Внезапно всё обрело смысл. Я понял, что мне надо было услышать именно это — и ничего больше.
ОТНОШЕНИЯ С МУЗЫКОЙ
Отношения дирижера с музыкой важнее всех остальных. Это может показаться очевидным, но дирижерское дело — еще и бизнес. Им занимаются, чтобы заработать на жизнь, а получить место и сохранить его за собой особенно сложно, ведь это зависит от мнения множества разных людей. Такого понятия, как гарантированная занятость, здесь не существует, и не важно, кто вы и какую известность приобрели. Единственная правда, которая направит вас вперед и всегда будет поддерживать, — это отношения с исполняемой музыкой.
Возможно, правильнее будет сказать «отношения с музыкой вообще», потому что нам не всегда доводится дирижировать то, что мы любим и что хотим дирижировать. Музыкальные руководители и приглашенные дирижеры часто должны исполнять совсем не близкие им произведения. Последним обычно сообщают, кто будет их солистом и какой концерт он собирается играть. Это предложение, от которого нельзя отказаться. Солиста выбирают по его звездному статусу и репутации, в зависимости от необходимости привлечь аудиторию, и обычно он играет популярный и впечатляющий концерт. Все, кто ходил на концерты Нью-Йоркского филармонического под руководством Пьера Булеза (в 1971–1977 годах), наверное, так или иначе сочувствовали маэстро, когда ему приходилось дирижировать вещи, вызывавшие у него явное отторжение. Это были произведения Мендельсона, Дворжака, а также, возможно, худшее (для него) выступление 1973 года со Вторым концертом для фортепиано Брамса, который играл Ван Клиберн. Брамс не вызывал у Булеза никакого интереса, а Ван Клиберн считался поп-звездой среди пианистов.

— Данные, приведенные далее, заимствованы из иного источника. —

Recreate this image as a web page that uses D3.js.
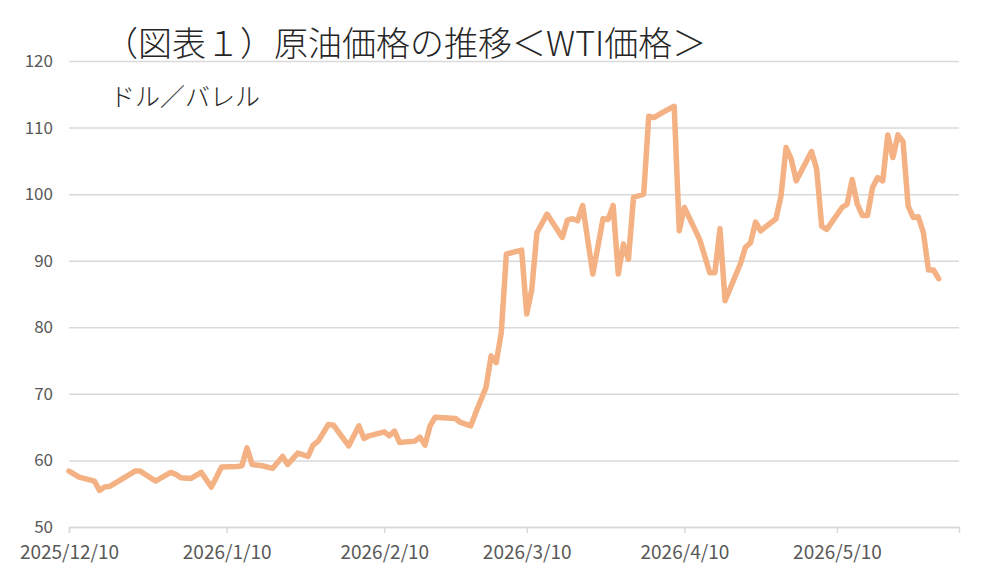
<!DOCTYPE html>
<html>
<head>
<meta charset="utf-8">
<script src="https://cdn.jsdelivr.net/npm/d3@7"></script>
<style>
  body { margin: 0; background: #fff; }
  svg text { font-family: "Noto Sans CJK JP", "Noto Sans", sans-serif; }
</style>
</head>
<body>
<div id="chart"></div>
<script>
// WTI daily price, USD per barrel
const dates = [
  "2025-12-10","2025-12-12","2025-12-15","2025-12-16","2025-12-17","2025-12-18","2025-12-23","2025-12-24",
  "2025-12-27","2025-12-30","2025-12-31","2026-01-01","2026-01-03","2026-01-05","2026-01-07","2026-01-09",
  "2026-01-12","2026-01-13","2026-01-14","2026-01-15","2026-01-17","2026-01-19","2026-01-21","2026-01-22",
  "2026-01-24","2026-01-26","2026-01-27","2026-01-28","2026-01-30","2026-01-31","2026-02-03","2026-02-05",
  "2026-02-06","2026-02-07","2026-02-10","2026-02-11","2026-02-12","2026-02-13","2026-02-16","2026-02-17",
  "2026-02-18","2026-02-19","2026-02-20","2026-02-24","2026-02-25","2026-02-27","2026-02-28","2026-03-02",
  "2026-03-03","2026-03-04","2026-03-05","2026-03-06","2026-03-09","2026-03-10","2026-03-11","2026-03-12",
  "2026-03-14","2026-03-17","2026-03-18","2026-03-19","2026-03-20","2026-03-21","2026-03-23","2026-03-25",
  "2026-03-26","2026-03-27","2026-03-28","2026-03-29","2026-03-30","2026-03-31","2026-04-02","2026-04-03",
  "2026-04-04","2026-04-06","2026-04-08","2026-04-09","2026-04-10","2026-04-13","2026-04-15","2026-04-16",
  "2026-04-17","2026-04-18","2026-04-21","2026-04-22","2026-04-23","2026-04-24","2026-04-25","2026-04-28",
  "2026-04-29","2026-04-30","2026-05-01","2026-05-02","2026-05-05","2026-05-06","2026-05-07","2026-05-08",
  "2026-05-11","2026-05-12","2026-05-13","2026-05-14","2026-05-15","2026-05-16","2026-05-17","2026-05-18",
  "2026-05-19","2026-05-20","2026-05-21","2026-05-22","2026-05-23","2026-05-24","2026-05-25","2026-05-26",
  "2026-05-27","2026-05-28","2026-05-29","2026-05-30"
];
const prices = [
  58.4,57.5,56.9,55.5,56.0,56.1,58.4,58.4,
  56.9,58.2,57.9,57.4,57.3,58.2,56.0,59.0,
  59.1,59.2,61.9,59.4,59.2,58.8,60.6,59.4,
  61.1,60.6,62.3,62.9,65.4,65.3,62.2,65.2,
  63.3,63.7,64.3,63.7,64.4,62.7,62.9,63.5,
  62.3,65.2,66.5,66.3,65.7,65.2,67.2,71.0,
  75.7,74.7,79.2,91.0,91.6,82.0,85.7,94.2,
  97.0,93.5,96.1,96.3,96.0,98.3,88.0,96.3,
  96.2,98.3,88.0,92.5,90.2,99.5,100.0,111.7,
  111.5,112.4,113.2,94.5,98.0,93.2,88.2,88.2,
  94.8,84.0,89.5,92.0,92.7,95.8,94.5,96.3,
  99.7,107.0,105.3,102.0,106.4,103.8,95.2,94.7,
  98.0,98.5,102.2,98.5,96.8,96.8,101.0,102.5,
  102.0,108.9,105.5,108.9,107.9,98.2,96.5,96.6,
  94.2,88.6,88.6,87.3
];
const yTicks = [50, 60, 70, 80, 90, 100, 110, 120];
const xTicks = ["2025-12-10","2026-01-10","2026-02-10","2026-03-10","2026-04-10","2026-05-10"];
const xEnd = "2026-06-03";
const title = "（図表１）原油価格の推移＜WTI価格＞";
const unitLabel = "ドル／バレル";

const W = 983, H = 586;
const parse = d3.timeParse("%Y-%m-%d");
const fmt = d3.timeFormat("%Y/%-m/%-d");
const data = dates.map((d, i) => ({ date: parse(d), value: prices[i] }));

const svg = d3.select("#chart").append("svg")
  .attr("width", W).attr("height", H);

const x = d3.scaleTime()
  .domain([parse(xTicks[0]), parse(xEnd)])
  .range([69, 959]);

const y = d3.scaleLinear()
  .domain([50, 120])
  .range([527, 61]);

// gridlines + y labels
const yAxis = svg.append("g")
  .attr("transform", "translate(69,0)")
  .call(d3.axisLeft(y).tickValues(yTicks).tickSize(-(959 - 69)).tickPadding(16));
yAxis.select(".domain").remove();
yAxis.selectAll("line").attr("stroke", "#d9d9d9").attr("stroke-width", 1.5);
yAxis.selectAll("text").attr("fill", "#595959").style("font-size", "17px");

// x axis
const xAxis = svg.append("g")
  .attr("transform", "translate(0,527)")
  .call(d3.axisBottom(x).tickValues(xTicks.map(parse)).tickFormat(fmt).tickSize(6).tickPadding(13));
xAxis.select(".domain").attr("stroke", "#d9d9d9").attr("stroke-width", 1.5);
xAxis.selectAll("line").attr("stroke", "#d9d9d9").attr("stroke-width", 1.5);
xAxis.selectAll("text").attr("fill", "#595959").style("font-size", "19px");

// price line
const line = d3.line()
  .x(d => x(d.date))
  .y(d => y(d.value));

svg.append("path")
  .datum(data)
  .attr("fill", "none")
  .attr("stroke", "#f4b183")
  .attr("stroke-width", 5.5)
  .attr("stroke-linejoin", "round")
  .attr("stroke-linecap", "round")
  .attr("d", line);

svg.append("text")
  .attr("x", 104).attr("y", 56)
  .attr("fill", "#262626")
  .style("font-size", "34px")
  .style("font-weight", 300)
  .text(title);

svg.append("text")
  .attr("x", 110).attr("y", 106)
  .attr("fill", "#262626")
  .style("font-size", "25px")
  .style("font-weight", 300)
  .text(unitLabel);
</script>
</body>
</html>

Леонард Слаткин в недавней автобиографии «Дирижерское дело» («Conducting Business») пишет, как ему пришлось разучивать Симфонию для трех оркестров Элиота Картера в 1984 году. Картер был ведущим американским композитором-интеллектуалом; он получил массу наград и до сих пор считается одним из величайших в послевоенной классической музыке — по крайней мере, в Америке и в глазах американских музыкальных критиков. Исполнить симфонию Картера заказали шести оркестрам, и все они должны были включить ее в репертуар. Георг Шолти в то время работал музыкальным руководителем в Чикагском симфоническом. В отличие от Булеза с Нью-Йоркским филармоническим, Шолти отказался разучивать произведение. Клаудио Аббадо был главным приглашенным режиссером в Чикаго и считался такой важной фигурой, что администрация разрешила ему включать в репертуар только то, что он хотел; музыка Элиота Картера туда не вошла. Следующим в порядке приоритетов был Эрих Лайнсдорф. «Лайнсдорф сильно намучился с Концертом для фортепиано Картера и сказал мне, что больше в жизни не возьмется за его произведение», — пишет Слаткин. Как и Шолти, Аббадо и Лайнсдорф, Слаткин не испытывал особого желания играть эту музыку, но его всё равно заставили ее выучить. На мировой премьере в 1977 году дирижировал Булез, но к 1984 году Чикагский симфонический так и не сыграл эту вещь. Слаткину сказали: «Либо вы разучите произведение, либо оркестр потеряет примерно четверть миллиона долларов». Чтобы не портить отношения с Чикагским симфоническим оркестром, Слаткин неохотно согласился выучить симфонию и выступить с ней[23].